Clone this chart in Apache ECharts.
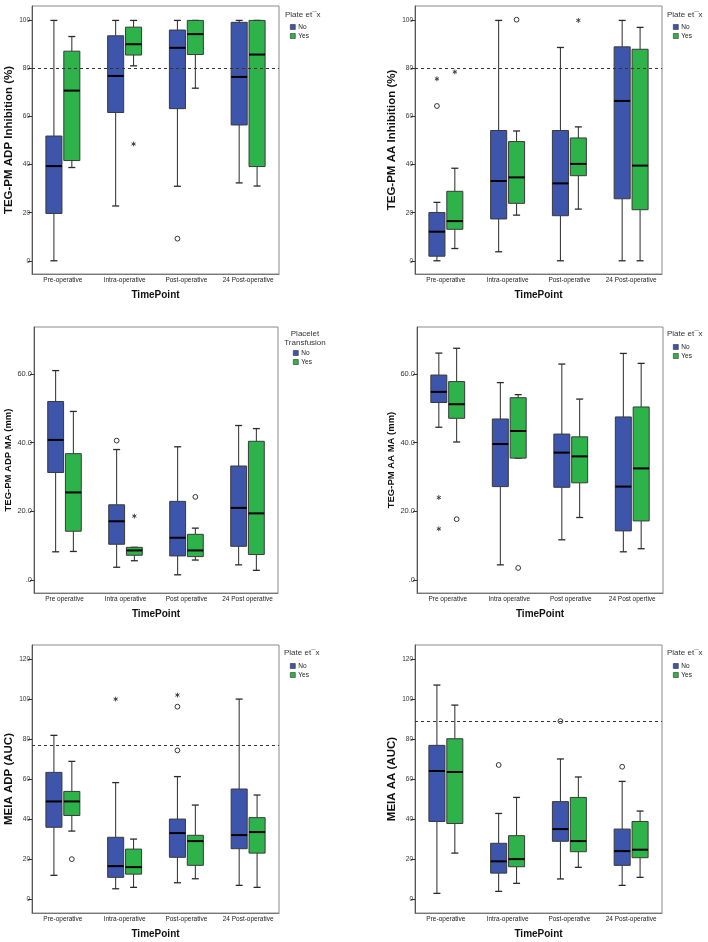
<!DOCTYPE html>
<html><head><meta charset="utf-8">
<script src="https://cdn.jsdelivr.net/npm/echarts@6/dist/echarts.min.js"></script>
<style>html,body{margin:0;padding:0;background:#fff}#c{width:708px;height:942px}</style>
</head><body><div id="c"></div>
<script>
// ---------- data ----------
const catsA = ['Pre-operative', 'Intra-operative', 'Post-operative', '24 Post-operative'];
const catsB = ['Pre operative', 'Intra operative', 'Post operative', '24 Post operative'];
const catsC = ['Pre operative', 'Intra operative', 'Post operative', '24 Post opertive'];
const groups = ['No', 'Yes'];
const CIRCLE = 0, STAR = 1;

// each box: [min, Q1, median, Q3, max]
const adpInhNo  = [[0,19.7,39.4,51.9,100],[22.8,61.7,76.9,93.6,100],[31,63.3,88.6,96,100],[32.4,56.5,76.5,99.2,100]];
const adpInhYes = [[38.8,41.7,70.8,87.2,93.3],[81.1,85.6,90.1,97.2,100],[71.8,85.8,94.3,100,100],[31.1,39.2,85.8,100,100]];
const adpInhOutNo  = [[2,9.2,CIRCLE]];
const adpInhOutYes = [[1,48.6,STAR]];

const aaInhNo  = [[0,1.9,12.1,20.1,24.3],[3.75,17.4,33.2,54.2,100],[0,18.75,32.2,54.2,88.75],[0,25.8,66.5,89,100]];
const aaInhYes = [[5.1,13.1,16.5,28.9,38.5],[19,23.9,34.7,49.6,54],[21.5,35.4,40.3,51.1,55.7],[0,21.25,39.6,88,97.1]];
const aaInhOutNo  = [[0,75.7,STAR],[0,64.4,CIRCLE]];
const aaInhOutYes = [[0,78.6,STAR],[1,100.3,CIRCLE],[2,100,STAR]];

const adpMaNo  = [[8.2,31.3,40.8,52,61],[3.7,10.4,17.1,21.9,38],[1.5,7,12.3,22.9,38.8],[4.4,9.8,21,33.2,45]];
const adpMaYes = [[8.3,14.2,25.5,36.8,49.1],[5.6,7.2,8.6,9.5,9.5],[5.8,6.8,8.6,13.3,15.1],[2.8,7.4,19.4,40.4,44.1]];
const adpMaOutNo  = [[1,40.6,CIRCLE]];
const adpMaOutYes = [[1,18.6,STAR],[2,24.2,CIRCLE]];

const aaMaNo  = [[44.5,51.7,54.8,59.7,66.1],[4.4,27.2,39.6,46.9,57.5],[11.7,27,37.1,42.5,62.9],[8.2,14.3,27.2,47.5,66]];
const aaMaYes = [[40.2,47.1,51.2,57.8,67.5],[35.5,35.5,43.4,53.1,54],[18.2,28.3,36,41.7,52.7],[9.1,17.2,32.5,50.4,63.1]];
const aaMaOutNo  = [[0,24,STAR],[0,14.9,STAR]];
const aaMaOutYes = [[0,17.7,CIRCLE],[1,3.5,CIRCLE]];

const meiaAdpNo  = [[12,36,48.9,63.4,81.9],[5.3,11,16.6,31,58.3],[8.3,21,33.1,40.1,61.3],[7,25.3,32.1,55.1,100]];
const meiaAdpYes = [[34.1,41.9,48.9,53.9,68.9],[6,12.6,16.1,25.1,30.1],[10.3,17,29.1,32,47.1],[6,23.1,33.6,40.8,52.1]];
const meiaAdpOutNo  = [[1,100,STAR],[2,102,STAR],[2,96.2,CIRCLE],[2,74.4,CIRCLE]];
const meiaAdpOutYes = [[0,20.1,CIRCLE]];

const meiaAaNo  = [[3,38.9,64.1,76.9,107],[4,13.1,19,28,42.9],[10.2,29,35.1,48.8,70.1],[7,17,24.1,35.1,58.9]];
const meiaAaYes = [[23.1,37.9,63.6,80.2,97],[8,16.3,20.1,31.8,50.9],[16,23.8,29.1,50.9,61.1],[11,20.8,24.8,38.9,44.1]];
const meiaAaOutNo  = [[1,67.1,CIRCLE],[2,89,CIRCLE],[3,66.2,CIRCLE]];
const meiaAaOutYes = [];

const ticks100 = [0,20,40,60,80,100];
const ticks60  = [0,20,40,60];
const ticks120 = [0,20,40,60,80,100,120];

const refLines = [80, 80, null, null, 77, 89];
const yNames = ['TEG-PM ADP Inhibition (%)','TEG-PM AA Inhibition (%)','TEG-PM ADP MA (mm)','TEG-PM AA MA (mm)','MEIA ADP (AUC)','MEIA AA (AUC)'];
const xTitle = 'TimePoint';
const legendTitleA = 'Plate et\u00AFx';
const legendTitleB = 'Placelet\nTransfusion';

// ---------- layout ----------
const FONT = 'Liberation Sans, Arial, sans-serif';
const BLUE = '#3D55AB', GREEN = '#2EB34A';
const panels = [
  {grid:{left:32, top:6, width:247, height:268}, min:-5.5, max:106, ticks:ticks100, cats:catsA, no:adpInhNo, yes:adpInhYes, oNo:adpInhOutNo, oYes:adpInhOutYes, nameGap:16, nameSize:11.5, tickSize:6.5, fmt:v=>String(v), leg:{tx:285, ty:15, title:legendTitleA, align:'left', lx:290, ly:23}},
  {grid:{left:415, top:6, width:247, height:268}, min:-5.5, max:106, ticks:ticks100, cats:catsA, no:aaInhNo, yes:aaInhYes, oNo:aaInhOutNo, oYes:aaInhOutYes, nameGap:17, nameSize:11.5, tickSize:6.5, fmt:v=>String(v), leg:{tx:667, ty:15, title:legendTitleA, align:'left', lx:673, ly:23}},
  {grid:{left:34, top:327, width:244, height:266}, min:-3.8, max:73.7, ticks:ticks60, cats:catsB, no:adpMaNo, yes:adpMaYes, oNo:adpMaOutNo, oYes:adpMaOutYes, nameGap:20, nameSize:9.5, tickSize:7.5, fmt:v=>v===0?'.0':v.toFixed(1), leg:{tx:305, ty:338.5, title:legendTitleB, align:'center', lx:293, ly:349}},
  {grid:{left:417, top:327, width:246, height:266}, min:-3.8, max:73.7, ticks:ticks60, cats:catsC, no:aaMaNo, yes:aaMaYes, oNo:aaMaOutNo, oYes:aaMaOutYes, nameGap:19, nameSize:9.5, tickSize:7.5, fmt:v=>v===0?'.0':v.toFixed(1), leg:{tx:667, ty:334, title:legendTitleA, align:'left', lx:673, ly:343}},
  {grid:{left:32, top:645, width:247, height:268}, min:-6.8, max:127, ticks:ticks120, cats:catsA, no:meiaAdpNo, yes:meiaAdpYes, oNo:meiaAdpOutNo, oYes:meiaAdpOutYes, nameGap:17, nameSize:11.5, tickSize:6.5, fmt:v=>String(v), leg:{tx:284, ty:653, title:legendTitleA, align:'left', lx:290, ly:662}},
  {grid:{left:415, top:645, width:247, height:268}, min:-6.8, max:127, ticks:ticks120, cats:catsA, no:meiaAaNo, yes:meiaAaYes, oNo:meiaAaOutNo, oYes:meiaAaOutYes, nameGap:17, nameSize:11.5, tickSize:6.5, fmt:v=>String(v), leg:{tx:667, ty:653, title:legendTitleA, align:'left', lx:673, ly:662}}
];

const OFFSET = 0.145, HALF = 0.13, CAP = 3.5;

function boxSeries(name, color, gi, boxes, side) {
  return {
    type:'custom', name, xAxisIndex:gi, yAxisIndex:gi,
    itemStyle:{color},
    encode:{x:0, y:[1,2,3,4,5]},
    data: boxes.map((b,i)=>[i].concat(b)),
    renderItem(params, api) {
      const cat = api.value(0);
      const bw = api.size([1,0])[0];
      const cx = api.coord([cat,0])[0] + side*bw*OFFSET;
      const hw = bw*HALF;
      const y = k => api.coord([cat, api.value(k)])[1];
      const yMin=y(1), yQ1=y(2), yMed=y(3), yQ3=y(4), yMax=y(5);
      const ln = {stroke:'#2a2a2a', lineWidth:1};
      return {type:'group', children:[
        {type:'line', shape:{x1:cx,y1:yMax,x2:cx,y2:yQ3}, style:ln},
        {type:'line', shape:{x1:cx,y1:yQ1,x2:cx,y2:yMin}, style:ln},
        {type:'line', shape:{x1:cx-CAP,y1:yMax,x2:cx+CAP,y2:yMax}, style:{stroke:'#2a2a2a', lineWidth:1.3}},
        {type:'line', shape:{x1:cx-CAP,y1:yMin,x2:cx+CAP,y2:yMin}, style:{stroke:'#2a2a2a', lineWidth:1.3}},
        {type:'rect', shape:{x:cx-hw, y:yQ3, width:2*hw, height:Math.max(yQ1-yQ3,0.5)}, style:{fill:color, stroke:'#3a3a3a', lineWidth:1}},
        {type:'line', shape:{x1:cx-hw,y1:yMed,x2:cx+hw,y2:yMed}, style:{stroke:'#000', lineWidth:2}}
      ]};
    }
  };
}

function outlierSeries(gi, pts, side) {
  return {
    type:'custom', name:'outliers', xAxisIndex:gi, yAxisIndex:gi,
    encode:{x:0, y:1},
    data: pts,
    renderItem(params, api) {
      const cat = api.value(0), v = api.value(1), kind = api.value(2);
      const bw = api.size([1,0])[0];
      const p = api.coord([cat, v]);
      const cx = p[0] + side*bw*OFFSET, cy = p[1];
      if (kind === CIRCLE) {
        return {type:'circle', shape:{cx, cy, r:2.4}, style:{fill:'none', stroke:'#333', lineWidth:1}};
      }
      const r = 2.4, ch = [];
      [90, 30, -30].forEach(a => {
        const dx = r*Math.cos(a*Math.PI/180), dy = r*Math.sin(a*Math.PI/180);
        ch.push({type:'line', shape:{x1:cx-dx,y1:cy-dy,x2:cx+dx,y2:cy+dy}, style:{stroke:'#333', lineWidth:0.9}});
      });
      return {type:'group', children:ch};
    }
  };
}

const grid=[], xAxis=[], yAxis=[], series=[], legend=[], graphic=[];
panels.forEach((p, gi) => {
  grid.push(Object.assign({show:true, borderColor:'#8a8a8a', borderWidth:1, backgroundColor:'transparent'}, p.grid));
  xAxis.push({
    type:'category', gridIndex:gi, data:p.cats,
    name:xTitle, nameLocation:'middle', nameGap:16,
    nameTextStyle:{fontFamily:FONT, fontWeight:'bold', fontSize:10, color:'#111'},
    axisLine:{onZero:false, lineStyle:{color:'#777'}},
    axisTick:{alignWithLabel:true, length:4, lineStyle:{color:'#333'}},
    axisLabel:{fontFamily:FONT, fontSize:6.5, color:'#222', margin:3, interval:0},
    splitLine:{show:false}
  });
  yAxis.push({
    type:'value', gridIndex:gi, min:p.min, max:p.max,
    name:yNames[gi], nameLocation:'middle', nameGap:p.nameGap,
    nameTextStyle:{fontFamily:FONT, fontWeight:'bold', fontSize:p.nameSize, color:'#111'},
    axisLine:{show:true, onZero:false, lineStyle:{color:'#555'}},
    axisTick:{show:true, length:4, customValues:p.ticks, lineStyle:{color:'#333'}},
    axisLabel:{fontFamily:FONT, fontSize:p.tickSize, color:'#333', margin:2, customValues:p.ticks, formatter:p.fmt},
    splitLine:{show:false}
  });
  series.push(boxSeries('No', BLUE, gi, p.no, -1));
  series.push(boxSeries('Yes', GREEN, gi, p.yes, 1));
  series.push(outlierSeries(gi, p.oNo, -1));
  series.push(outlierSeries(gi, p.oYes, 1));
  if (refLines[gi] != null) {
    series.push({type:'line', name:'ref', xAxisIndex:gi, yAxisIndex:gi, data:[], silent:true,
      markLine:{silent:true, symbol:'none', label:{show:false}, animation:false,
        lineStyle:{type:[3,3], color:'#333', width:1}, data:[{yAxis:refLines[gi]}]}});
  }
  legend.push({
    data:groups, left:p.leg.lx, top:p.leg.ly, orient:'vertical', padding:0,
    icon:'rect', itemWidth:5, itemHeight:5, itemGap:1,
    itemStyle:{borderColor:'#333', borderWidth:0.6},
    textStyle:{fontFamily:FONT, fontSize:6.5, color:'#222', lineHeight:8, padding:[0,0,0,-2]}
  });
  graphic.push({type:'text', x:p.leg.tx, y:p.leg.ty,
    style:{text:p.leg.title, fill:'#333', font:'8px ' + FONT, align:p.leg.align, verticalAlign:'middle', lineHeight:8.7}});
});

const chart = echarts.init(document.getElementById('c'), null, {renderer:'canvas'});
chart.setOption({animation:false, grid, xAxis, yAxis, series, legend, graphic});
</script></body></html>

GIVEN REQUEST » Give again exactly the lines running from the beginning of the material above through the line that contains "aaInhOutYes = [[0,78.6,STAR],[1,100.3,CIRCLE],[2,100,STAR]];", and leave out every picture.

THE RESPONSE »
Clone this chart in Apache ECharts.
<!DOCTYPE html>
<html><head><meta charset="utf-8">
<script src="https://cdn.jsdelivr.net/npm/echarts@6/dist/echarts.min.js"></script>
<style>html,body{margin:0;padding:0;background:#fff}#c{width:708px;height:942px}</style>
</head><body><div id="c"></div>
<script>
// ---------- data ----------
const catsA = ['Pre-operative', 'Intra-operative', 'Post-operative', '24 Post-operative'];
const catsB = ['Pre operative', 'Intra operative', 'Post operative', '24 Post operative'];
const catsC = ['Pre operative', 'Intra operative', 'Post operative', '24 Post opertive'];
const groups = ['No', 'Yes'];
const CIRCLE = 0, STAR = 1;

// each box: [min, Q1, median, Q3, max]
const adpInhNo  = [[0,19.7,39.4,51.9,100],[22.8,61.7,76.9,93.6,100],[31,63.3,88.6,96,100],[32.4,56.5,76.5,99.2,100]];
const adpInhYes = [[38.8,41.7,70.8,87.2,93.3],[81.1,85.6,90.1,97.2,100],[71.8,85.8,94.3,100,100],[31.1,39.2,85.8,100,100]];
const adpInhOutNo  = [[2,9.2,CIRCLE]];
const adpInhOutYes = [[1,48.6,STAR]];

const aaInhNo  = [[0,1.9,12.1,20.1,24.3],[3.75,17.4,33.2,54.2,100],[0,18.75,32.2,54.2,88.75],[0,25.8,66.5,89,100]];
const aaInhYes = [[5.1,13.1,16.5,28.9,38.5],[19,23.9,34.7,49.6,54],[21.5,35.4,40.3,51.1,55.7],[0,21.25,39.6,88,97.1]];
const aaInhOutNo  = [[0,75.7,STAR],[0,64.4,CIRCLE]];
const aaInhOutYes = [[0,78.6,STAR],[1,100.3,CIRCLE],[2,100,STAR]];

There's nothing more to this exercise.